A UK woman caught a virus while on vacation and lost most of the vision in her right eye.
According to CBS News, the 69-year-old traveled to the Caribbean island of Grenada in July of 2014 and returned home the following month.
Mosquitoes reportedly bit her during the vacation, resulting in fever, rash, joint pain and weakness in her facial muscles.
A doctor on the island gave her steroids, which seemed to vanquish most of her problems.
But soon after arriving back home, the woman found herself experiencing blockage in part of her right eye.
Dr. Abhijit Mohite, who treated the woman, told LiveScience in an email,
Her main symptom was that she felt she could not see the lower half of her vision in the right eye. This had come about only a day before she came to see us, and about three weeks after she returned from Grenada.
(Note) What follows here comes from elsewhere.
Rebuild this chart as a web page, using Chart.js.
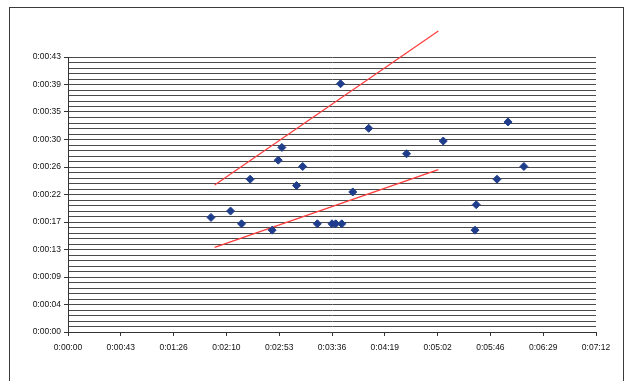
<!DOCTYPE html>
<html>
<head>
<meta charset="utf-8">
<script src="https://cdn.jsdelivr.net/npm/chart.js@4"></script>
<style>
  html, body { margin: 0; padding: 0; background: #fff; }
  #wrap { position: relative; width: 626px; height: 381px; overflow: hidden; }
  #frame { position: absolute; left: 9px; top: 7px; width: 615px; height: 400px; border: 1px solid #3a3a3a; box-sizing: border-box; }
  canvas { position: absolute; left: 0; top: 0; }
</style>
</head>
<body>
<div id="wrap">
  <div id="frame"></div>
  <canvas id="chart" width="626" height="381"></canvas>
</div>
<script>
// ===========================
// Data (seconds)
// ===========================
const pointX = [117, 133, 142, 149, 167, 172, 175, 187, 192, 204, 216, 219, 224, 223, 233, 246, 277, 307, 333, 334, 351, 360, 373];
const pointY = [18, 19, 17, 24, 16, 27, 29, 23, 26, 17, 17, 17, 17, 39, 22, 32, 28, 30, 16, 20, 24, 33, 26];

// two red guide lines
const upperX = [120, 303];
const upperY = [23.1, 47.3];
const lowerX = [120, 303];
const lowerY = [13.3, 25.5];

// axis ticks: x every 43.2 s, y every 0.864 s (label on every 5th)
const xTicks = [0, 43.2, 86.4, 129.6, 172.8, 216, 259.2, 302.4, 345.6, 388.8, 432];
const yTicks = Array.from({ length: 51 }, (_, i) => +(i * 0.864).toFixed(3));

function fmtTime(sec) {
  const s = Math.round(sec);
  const h = Math.floor(s / 3600);
  const m = Math.floor((s % 3600) / 60);
  const r = s % 60;
  return h + ':' + String(m).padStart(2, '0') + ':' + String(r).padStart(2, '0');
}

const toXY = (xs, ys) => xs.map((x, i) => ({ x, y: ys[i] }));

const tickFont = { family: "'Liberation Sans', Arial, sans-serif", size: 8.5 };

new Chart(document.getElementById('chart'), {
  type: 'scatter',
  data: {
    datasets: [
      {
        data: toXY(pointX, pointY),
        pointStyle: 'rectRot',
        pointRadius: 4,
        backgroundColor: '#1f3d8a',
        borderColor: '#1f3d8a',
        borderWidth: 1,
      },
      {
        data: toXY(upperX, upperY),
        showLine: true,
        pointRadius: 0,
        borderColor: '#ff3c3c',
        borderWidth: 1.2,
        clip: false,
      },
      {
        data: toXY(lowerX, lowerY),
        showLine: true,
        pointRadius: 0,
        borderColor: '#ff3c3c',
        borderWidth: 1.2,
        clip: false,
      },
    ]
  },
  options: {
    responsive: false,
    animation: false,
    layout: { padding: { left: 0, top: 57, right: 30, bottom: 0 } },
    plugins: { legend: { display: false }, tooltip: { enabled: false } },
    scales: {
      x: {
        type: 'linear',
        min: 0,
        max: 432,
        afterBuildTicks: s => { s.ticks = xTicks.map(v => ({ value: v })); },
        afterFit: s => { s.height = 49; },
        grid: { drawOnChartArea: false, drawTicks: true, tickLength: 4, color: '#333' },
        border: { display: true, color: '#333', width: 1 },
        ticks: {
          autoSkip: false,
          maxRotation: 0,
          padding: 7,
          color: '#111',
          font: tickFont,
          callback: v => fmtTime(v)
        }
      },
      y: {
        type: 'linear',
        min: 0,
        max: 43.2,
        afterBuildTicks: s => { s.ticks = yTicks.map(v => ({ value: v })); },
        afterFit: s => { s.width = 68; },
        grid: {
          color: '#4a4a4a',
          lineWidth: 1,
          tickLength: 4,
          tickColor: c => (c.index % 5 === 0 ? '#333' : 'rgba(0,0,0,0)')
        },
        border: { display: true, color: '#333', width: 1 },
        ticks: {
          autoSkip: false,
          padding: 3,
          color: '#111',
          font: tickFont,
          callback: (v, i) => (i % 5 === 0 ? fmtTime(v) : '')
        }
      }
    }
  }
});
</script>
</body>
</html>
Her ability to see straight ahead with both eyes was normal when doctors began testing for diseases, but in a matter of days, her right optic nerve swelled to the point where 20/20 vision became 20/80.
When looking at an eye chart, the woman could allegedly only read as far as the third line from the top.
The virus known as chikungunya was found in her blood two days after her first appointment for her eye, but she needed to be tested for other conditions before treatment could be prescribed.
Dr. Mohite explained,
One of the main risks of high-dose steroids is that they can exacerbate an infection, if she had another infection somewhere else in the body. This is why we had to await all the other tests before we could start steroids, and this took six days.
It reportedly took six days for doctors to conclude the woman's symptoms were indeed caused by chikungunya and not conditions such as HIV, syphilis, Lyme disease or dengue fever.
Doctors eventually gave her steroids to curb the swelling, but by the time the tests had been completed, approximately half of the nerve cells in the optic nerve had died.
The woman would never regain her lost vision.
She is the first UK woman known to have sight damage from chikungunya, and there's no vaccine for the disease.
Caribbean visitors are urged to seek treatment immediately after being bitten by disease-carrying mosquitoes; the ones carrying chikungunya fever can be identified by their black and white legs.